I pondered over it and then asked myself, “Do I really need it?” Here, the answer was a ‘yes’; and so, my Mom got me a matty cloth the next day, taught me some basic stitches and then used it as a table-cover for a long time.
He wears a couple of stents in his heart along with his salt and pepper hair, both very sportingly. He tells me often that he looks at least 10 years younger than his age. I kind of agree with him. A man of few words but of brilliant eloquence when he speaks. A man of principles and he is too rigid about them. Like Ma aptly says he cannot even lie to save his own life. Very true.
I inherited his looks, his voice (to an extent only), his handwriting, his mannerisms, his determination, his endurance, his sense of contentment and his nature to worry all the time (Yes my dad and I are enough to worry for an entire nation). My principles are not as strong as his and Ma taught me to lie enough to save my life.
I realized he had pampered me just too much when on my first day in the boarding school I realized I did not know how to tie my shoe laces. I was 12 years old then. I realized his sense of achievement when I got my first job while he was recuperating from one of the heart attacks. I realized he was too possessive about me the day I told him about the husband. I realized he believed in me the day he gave my hand off to the husband. And I realized I had to share his love for me the day my kids were born.
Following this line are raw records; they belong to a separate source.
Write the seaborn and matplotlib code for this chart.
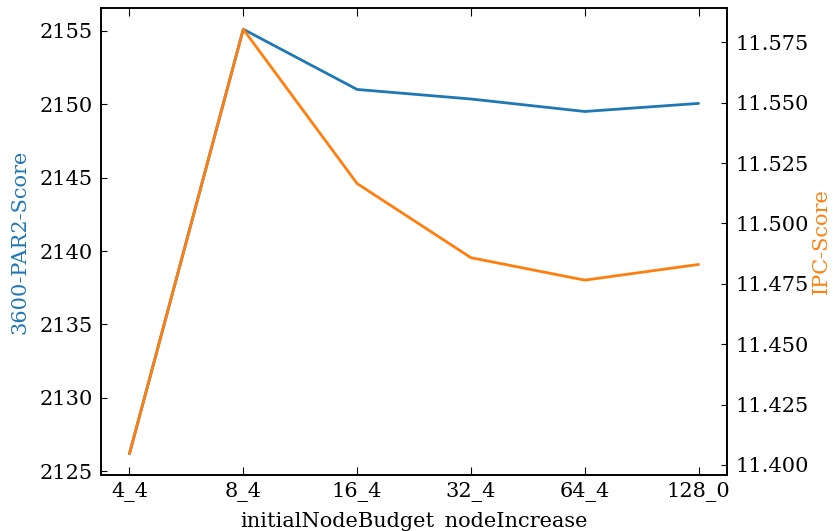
import matplotlib
matplotlib.use("Agg")
import matplotlib.pyplot as plt
import seaborn as sns
import pandas as pd

categories = ["4_4", "8_4", "16_4", "32_4", "64_4", "128_0"]
par2_scores = [2126.2, 2155.1, 2151.0, 2150.35, 2149.5, 2150.05]
ipc_scores = [11.4046, 11.5804, 11.5165, 11.4858, 11.4765, 11.4830]

sns.set_style("ticks")
plt.rcParams["font.family"] = ["DejaVu Serif"]
plt.rcParams["font.size"] = 15
plt.rcParams["xtick.direction"] = "in"
plt.rcParams["ytick.direction"] = "in"
plt.rcParams["text.color"] = "black"
plt.rcParams["axes.labelcolor"] = "black"
plt.rcParams["xtick.color"] = "black"
plt.rcParams["ytick.color"] = "black"
plt.rcParams["axes.edgecolor"] = "black"

df = pd.DataFrame({"cat": categories, "par2": par2_scores, "ipc": ipc_scores})
df["x"] = range(len(categories))

fig = plt.figure(figsize=(8.33, 5.31), dpi=100)
ax = fig.add_axes([101 / 833, 1 - 475 / 531, (727 - 101) / 833, (475 - 8) / 531])
sns.lineplot(data=df, x="x", y="par2", ax=ax, color="#1f77b4", linewidth=2)
ax2 = ax.twinx()
sns.lineplot(data=df, x="x", y="ipc", ax=ax2, color="#ff7f0e", linewidth=2)

ax.set_xticks(range(len(categories)))
ax.set_xticklabels(categories)
ax.set_xlabel("initialNodeBudget_nodeIncrease", labelpad=7)
ax.set_ylabel("3600-PAR2-Score", color="#1f77b4", labelpad=7)
ax2.set_ylabel("IPC-Score", color="#ff7f0e", labelpad=2)
ax.set_yticks([2125, 2130, 2135, 2140, 2145, 2150, 2155])
ipc_ticks = [11.400, 11.425, 11.450, 11.475, 11.500, 11.525, 11.550, 11.575]
ax2.set_yticks(ipc_ticks)
ax2.set_yticklabels([f"{v:.3f}" for v in ipc_ticks])
ax.tick_params(axis="x", top=True, direction="in", length=6, pad=5)
ax.tick_params(axis="y", direction="in", length=4, pad=6)
ax2.tick_params(axis="y", direction="in", length=4, pad=6)
for a in (ax, ax2):
    for s in a.spines.values():
        s.set_linewidth(1.2)

fig.savefig("out.png", dpi=100)
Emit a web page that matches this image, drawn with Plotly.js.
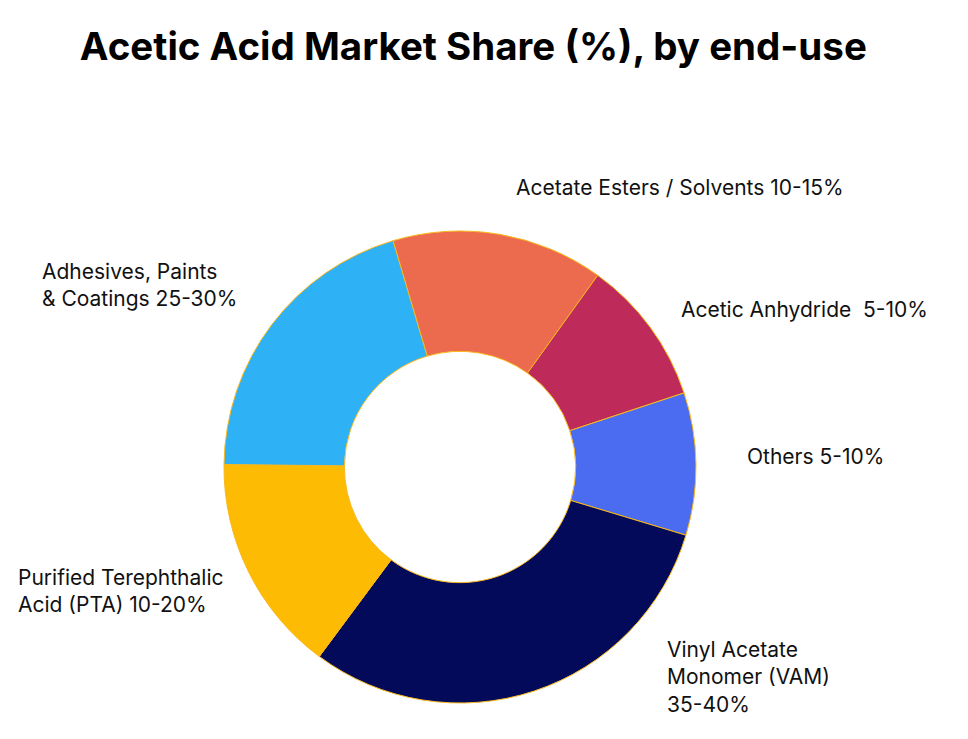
<!DOCTYPE html>
<html>
<head>
<meta charset="utf-8">
<script src="https://cdn.plot.ly/plotly-3.0.1.min.js"></script>
<style>html,body{margin:0;padding:0;background:#fff;}#chart{width:968px;height:739px;}</style>
</head>
<body>
<div id="chart"></div>
<script>
const categories = ["Acetate Esters / Solvents", "Acetic Anhydride", "Others", "Vinyl Acetate Monomer (VAM)", "Purified Terephthalic Acid (PTA)", "Adhesives, Paints & Coatings"];
const values = [14.5, 10, 9.75, 30.5, 15, 20.25];
const labelTexts = [
  "Acetate Esters / Solvents 10-15%",
  "Acetic Anhydride  5-10%",
  "Others 5-10%",
  "Vinyl Acetate<br>Monomer (VAM)<br>35-40%",
  "Purified Terephthalic<br>Acid (PTA) 10-20%",
  "Adhesives, Paints<br>& Coatings 25-30%"
];
const colors = ["#EC6B4E", "#BE2A5A", "#4B6CF0", "#030A5A", "#FDBB04", "#2EB1F5"];

const W = 968, H = 739;
// label anchor positions in pixels (left edge, vertical middle)
const labelPos = [[514, 187], [679, 310], [745, 456], [665, 677], [16, 591], [40, 285]];

const annotations = labelTexts.map((t, i) => ({
  text: t, xref: 'paper', yref: 'paper',
  x: labelPos[i][0] / W, y: 1 - labelPos[i][1] / H,
  xanchor: 'left', yanchor: 'middle', align: 'left', showarrow: false,
  font: {family: 'Inter, sans-serif', size: 21, color: '#111111'}
}));

const cx = 460, cy = 467, r = 236;
const trace = {
  type: 'pie', labels: categories, values: values, sort: false,
  direction: 'clockwise', rotation: -16.5, hole: 0.49,
  textinfo: 'none', hoverinfo: 'label+value',
  marker: {colors: colors, line: {color: '#F9B81B', width: 1}},
  domain: {x: [(cx - r) / W, (cx + r) / W], y: [1 - (cy + r) / H, 1 - (cy - r) / H]},
  showlegend: false
};

const layout = {
  width: W, height: H,
  margin: {l: 0, r: 0, t: 0, b: 0},
  paper_bgcolor: '#ffffff', plot_bgcolor: '#ffffff',
  title: {text: '<b>Acetic Acid Market Share (%), by end-use</b>', x: 0.489, xanchor: 'center', y: 1 - 47 / H, yanchor: 'middle',
          font: {family: 'Inter, sans-serif', size: 38.5, color: '#000000'}},
  annotations: annotations,
  showlegend: false
};
Plotly.newPlot('chart', [trace], layout, {displayModeBar: false});
</script>
</body>
</html>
The husband comes from an equally modest background and knows well what it means not to have it all. So now that we are attempting to instill that into our kids, we are also realizing it is not easy. As a parent you want to provide your children with everything that you have access to and in turn forget that it could be overwhelming for them. Or that they can take the provision for granted. How do you balance it? How do you provide such that it is just right? How do you draw the line? Isn’t it true that we, the new age parents, are the ones that introduce our children to the plethora of choices and then blame them for getting addicted to it?